SOURCE DATA –
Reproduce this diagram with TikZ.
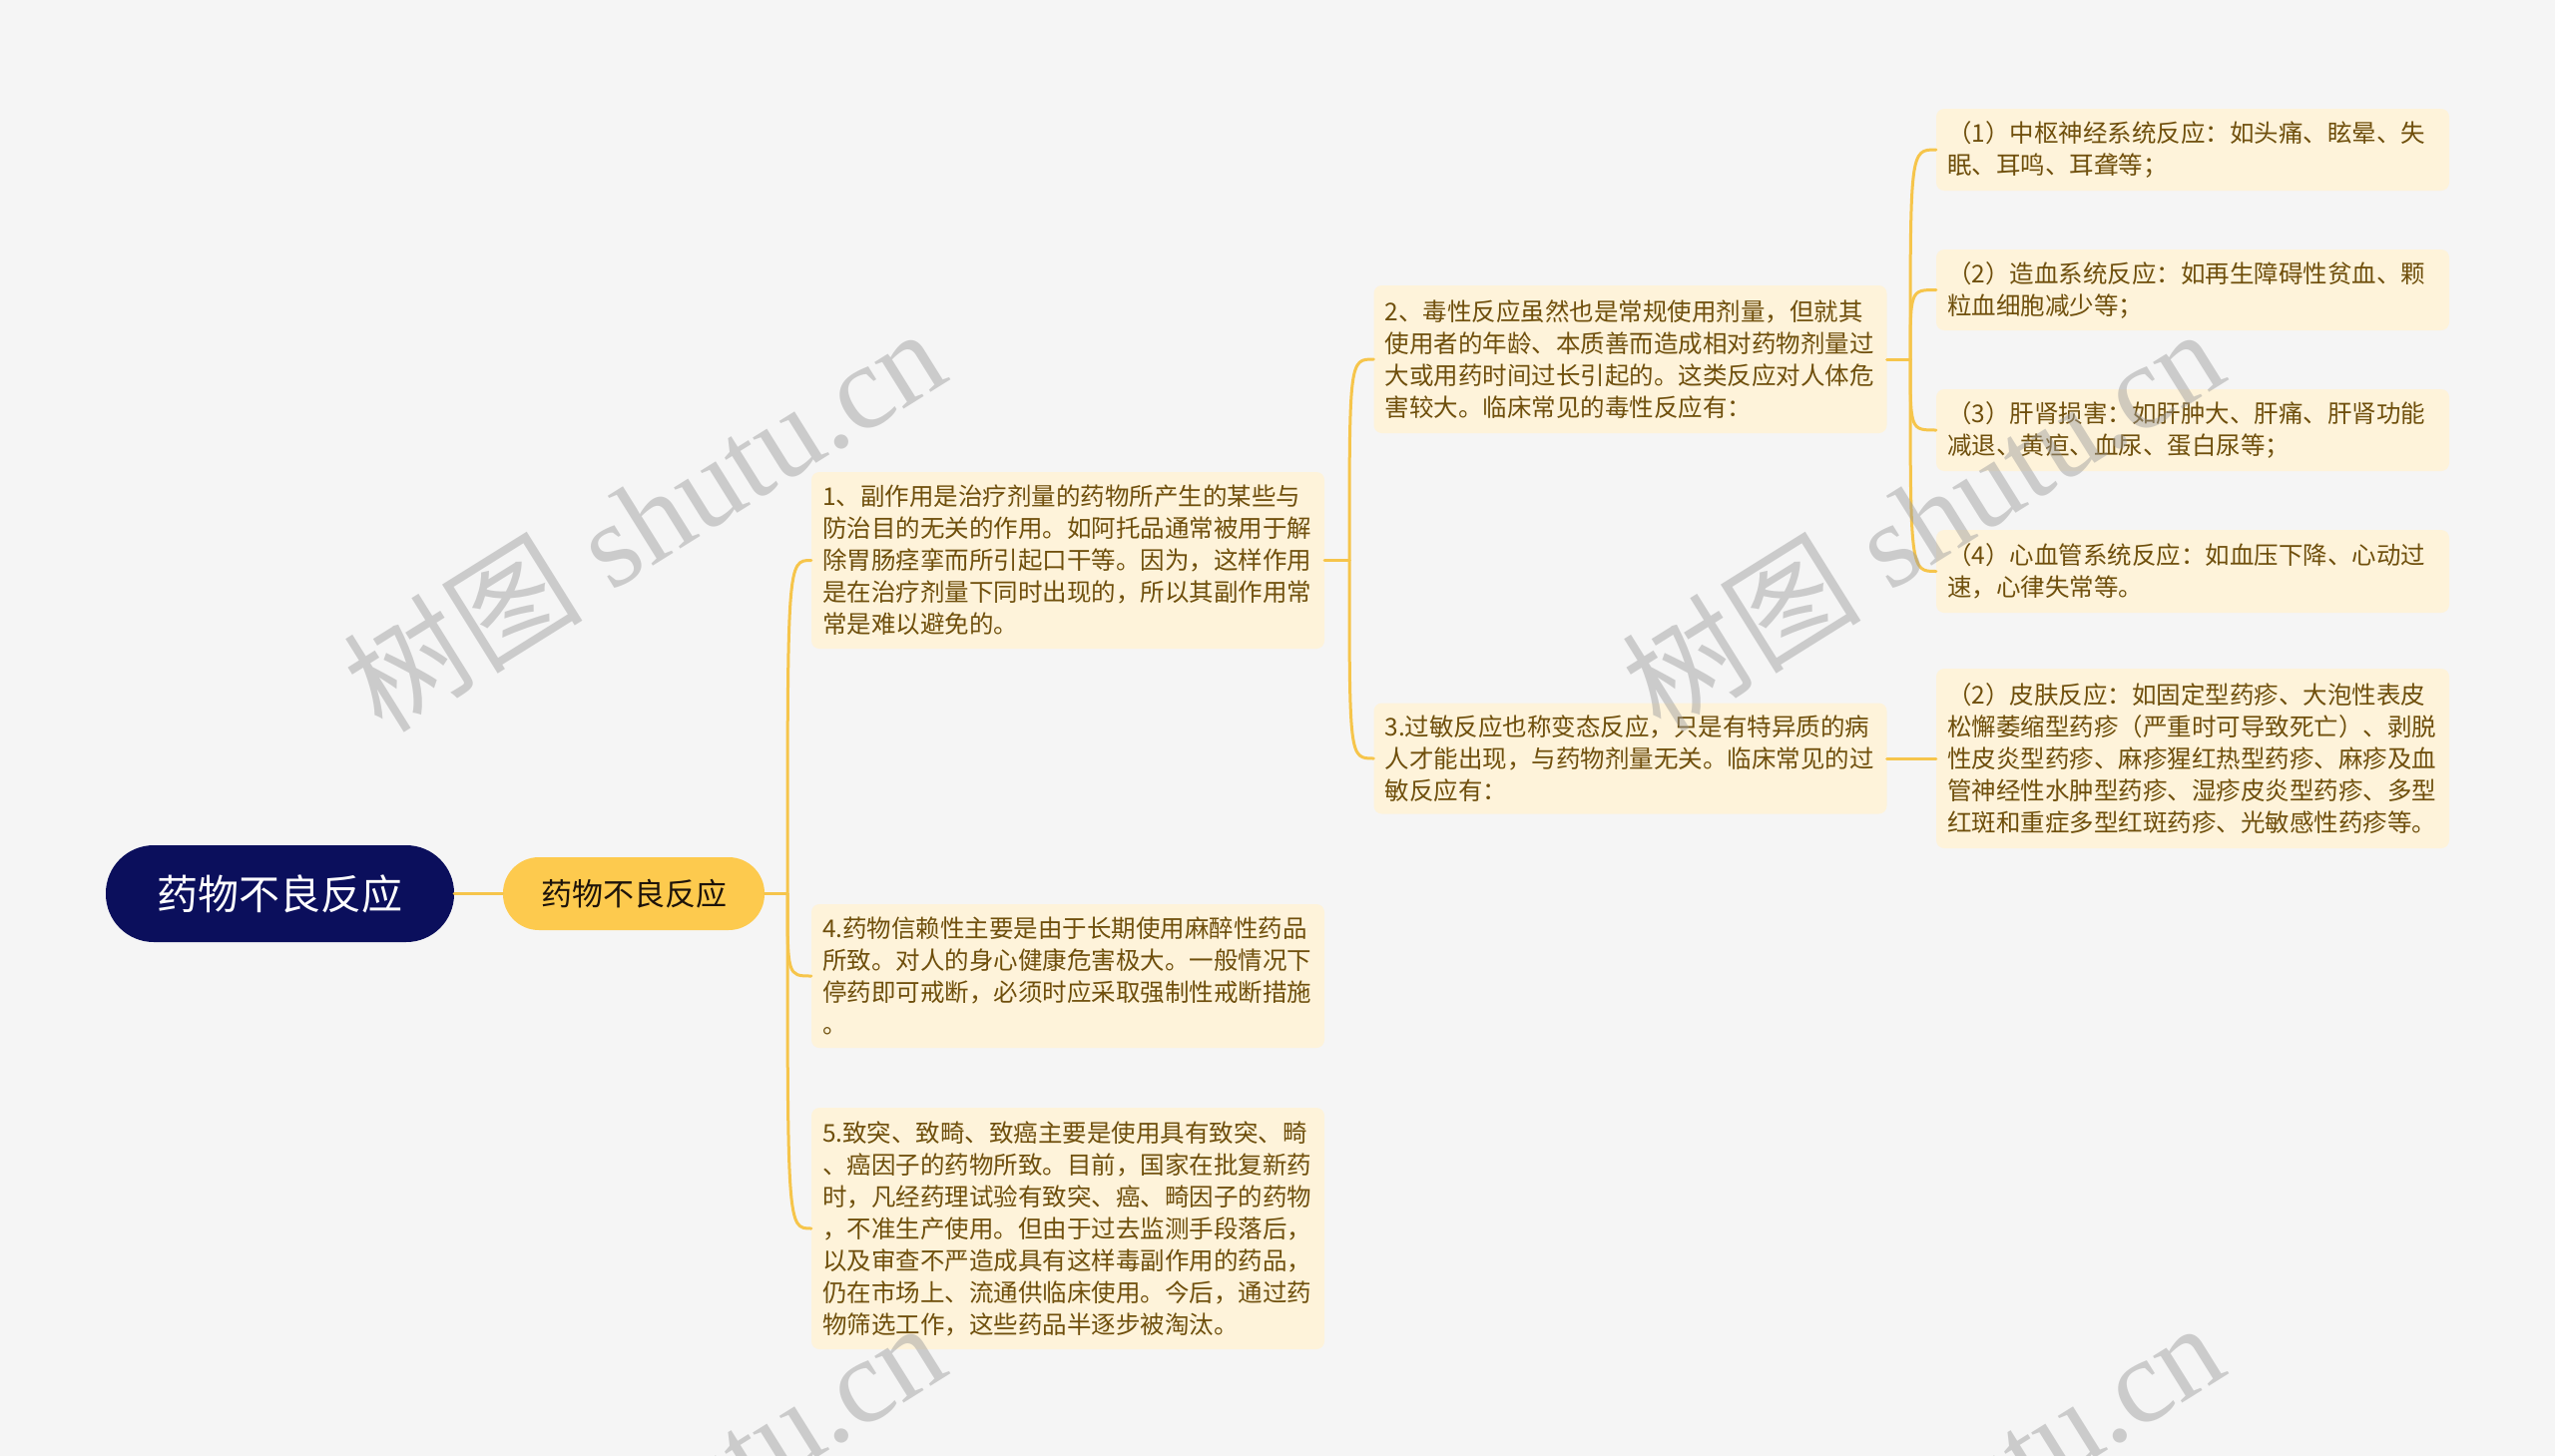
\documentclass[tikz,border=0pt]{standalone}
\usepackage{fontspec}
\setmainfont{Noto Sans CJK SC}
\newfontfamily\wmlatin{Liberation Serif}
\definecolor{bgc}{HTML}{F5F5F5}
\definecolor{rootc}{HTML}{0B0F5C}
\definecolor{lonec}{HTML}{FDCA4E}
\definecolor{boxc}{HTML}{FEF3DA}
\definecolor{txtc}{HTML}{6F4F0C}
\definecolor{linec}{HTML}{F6C54B}
\definecolor{wmc}{HTML}{9A9A9A}
\tikzset{
  rootbox/.style={draw=none, fill=rootc, rounded corners=48pt, minimum width=349pt, minimum height=97pt,
    text=white, font=\fontsize{41}{48}\selectfont, inner sep=8pt},
  onebox/.style={draw=none, fill=lonec, rounded corners=36pt, minimum width=262pt, minimum height=73pt,
    text=black!85!brown, font=\fontsize{31}{36}\selectfont, inner sep=8pt},
  txtbox/.style={draw=none, fill=boxc, rounded corners=8pt, text width=492pt, inner xsep=11pt, inner ysep=0pt,
    align=left, text=txtc, font=\fontsize{24.5}{32}\selectfont},
  conn/.style={draw=linec, line width=3pt, line cap=round},
  wmark/.style={text=wmc, opacity=0.45, rotate=32, font=\fontsize{120}{122}\selectfont, inner sep=0pt}
}
\begin{document}
\begin{tikzpicture}[x=1pt,y=-1pt]
\path[use as bounding box, fill=bgc] (0,0) rectangle (2560,1459);

% nodes
\node[rootbox] (root) at (280.5,895.5) {药物不良反应};
\node[onebox] (lone) at (635,895.5) {药物不良反应};

\node[txtbox, minimum height=177pt] (c1) at (1070,561.5) {1、副作用是治疗剂量的药物所产生的某些与\\防治目的无关的作用。如阿托品通常被用于解\\除胃肠痉挛而所引起口干等。因为，这样作用\\是在治疗剂量下同时出现的，所以其副作用常\\常是难以避免的。};
\node[txtbox, minimum height=144pt] (c4) at (1070,978) {4.药物信赖性主要是由于长期使用麻醉性药品\\所致。对人的身心健康危害极大。一般情况下\\停药即可戒断，必须时应采取强制性戒断措施\\。};
\node[txtbox, minimum height=242pt] (c5) at (1070,1231) {5.致突、致畸、致癌主要是使用具有致突、畸\\、癌因子的药物所致。目前，国家在批复新药\\时，凡经药理试验有致突、癌、畸因子的药物\\，不准生产使用。但由于过去监测手段落后，\\以及审查不严造成具有这样毒副作用的药品，\\仍在市场上、流通供临床使用。今后，通过药\\物筛选工作，这些药品半逐步被淘汰。};

\node[txtbox, minimum height=148pt] (c2) at (1633.5,360) {2、毒性反应虽然也是常规使用剂量，但就其\\使用者的年龄、本质善而造成相对药物剂量过\\大或用药时间过长引起的。这类反应对人体危\\害较大。临床常见的毒性反应有：};
\node[txtbox, minimum height=111pt] (c3) at (1633.5,760) {3.过敏反应也称变态反应，只是有特异质的病\\人才能出现，与药物剂量无关。临床常见的过\\敏反应有：};

\node[txtbox, minimum height=82pt] (l1) at (2197,150) {（1）中枢神经系统反应：如头痛、眩晕、失\\眠、耳鸣、耳聋等；};
\node[txtbox, minimum height=81pt] (l2) at (2197,290.5) {（2）造血系统反应：如再生障碍性贫血、颗\\粒血细胞减少等；};
\node[txtbox, minimum height=82pt] (l3) at (2197,431) {（3）肝肾损害：如肝肿大、肝痛、肝肾功能\\减退、黄疸、血尿、蛋白尿等；};
\node[txtbox, minimum height=83pt] (l4) at (2197,572.5) {（4）心血管系统反应：如血压下降、心动过\\速，心律失常等。};
\node[txtbox, minimum height=180pt] (l5) at (2197,760) {（2）皮肤反应：如固定型药疹、大泡性表皮\\松懈萎缩型药疹（严重时可导致死亡）、剥脱\\性皮炎型药疹、麻疹猩红热型药疹、麻疹及血\\管神经性水肿型药疹、湿疹皮炎型药疹、多型\\红斑和重症多型红斑药疹、光敏感性药疹等。};

% junctions
\coordinate (j1) at (789,895.5);
\coordinate (j2) at (1352,561.5);
\coordinate (j3) at (1914,360);

% connectors
\draw[conn] (root.east) -- (lone.west);
\draw[conn] (lone.east) -- (j1);
\draw[conn] (j1) .. controls (789,561.5) and (789,561.5) .. (c1.west);
\draw[conn] (j1) .. controls (789,978) and (789,978) .. (c4.west);
\draw[conn] (j1) .. controls (789,1231) and (789,1231) .. (c5.west);

\draw[conn] (c1.east) -- (j2);
\draw[conn] (j2) .. controls (1352,360) and (1352,360) .. (c2.west);
\draw[conn] (j2) .. controls (1352,760) and (1352,760) .. (c3.west);

\draw[conn] (c2.east) -- (j3);
\draw[conn] (j3) .. controls (1914,150) and (1914,150) .. (l1.west);
\draw[conn] (j3) .. controls (1914,290.5) and (1914,290.5) .. (l2.west);
\draw[conn] (j3) .. controls (1914,431) and (1914,431) .. (l3.west);
\draw[conn] (j3) .. controls (1914,572.5) and (1914,572.5) .. (l4.west);

\draw[conn] (c3.east) -- (l5.west);

% watermarks
\begin{scope}
\clip (0,0) rectangle (2560,1459);
\node[wmark] (wm1) at (645,519) {树图{\wmlatin{} shutu.cn}};
\node[wmark] (wm2) at (1926,519) {树图{\wmlatin{} shutu.cn}};
\node[wmark] (wm3) at (645,1515) {树图{\wmlatin{} shutu.cn}};
\node[wmark] (wm4) at (1926,1515) {树图{\wmlatin{} shutu.cn}};
\end{scope}
\end{tikzpicture}
\end{document}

WRITTEN PROBLEM – Leave the pictures out and please restate exactly the lines running from the start of the material through the one with "(lone) at (635,895.5)".

FULL RESPONSE –
Reproduce this diagram with TikZ.
\documentclass[tikz,border=0pt]{standalone}
\usepackage{fontspec}
\setmainfont{Noto Sans CJK SC}
\newfontfamily\wmlatin{Liberation Serif}
\definecolor{bgc}{HTML}{F5F5F5}
\definecolor{rootc}{HTML}{0B0F5C}
\definecolor{lonec}{HTML}{FDCA4E}
\definecolor{boxc}{HTML}{FEF3DA}
\definecolor{txtc}{HTML}{6F4F0C}
\definecolor{linec}{HTML}{F6C54B}
\definecolor{wmc}{HTML}{9A9A9A}
\tikzset{
  rootbox/.style={draw=none, fill=rootc, rounded corners=48pt, minimum width=349pt, minimum height=97pt,
    text=white, font=\fontsize{41}{48}\selectfont, inner sep=8pt},
  onebox/.style={draw=none, fill=lonec, rounded corners=36pt, minimum width=262pt, minimum height=73pt,
    text=black!85!brown, font=\fontsize{31}{36}\selectfont, inner sep=8pt},
  txtbox/.style={draw=none, fill=boxc, rounded corners=8pt, text width=492pt, inner xsep=11pt, inner ysep=0pt,
    align=left, text=txtc, font=\fontsize{24.5}{32}\selectfont},
  conn/.style={draw=linec, line width=3pt, line cap=round},
  wmark/.style={text=wmc, opacity=0.45, rotate=32, font=\fontsize{120}{122}\selectfont, inner sep=0pt}
}
\begin{document}
\begin{tikzpicture}[x=1pt,y=-1pt]
\path[use as bounding box, fill=bgc] (0,0) rectangle (2560,1459);

% nodes
\node[rootbox] (root) at (280.5,895.5) {药物不良反应};
\node[onebox] (lone) at (635,895.5) {药物不良反应};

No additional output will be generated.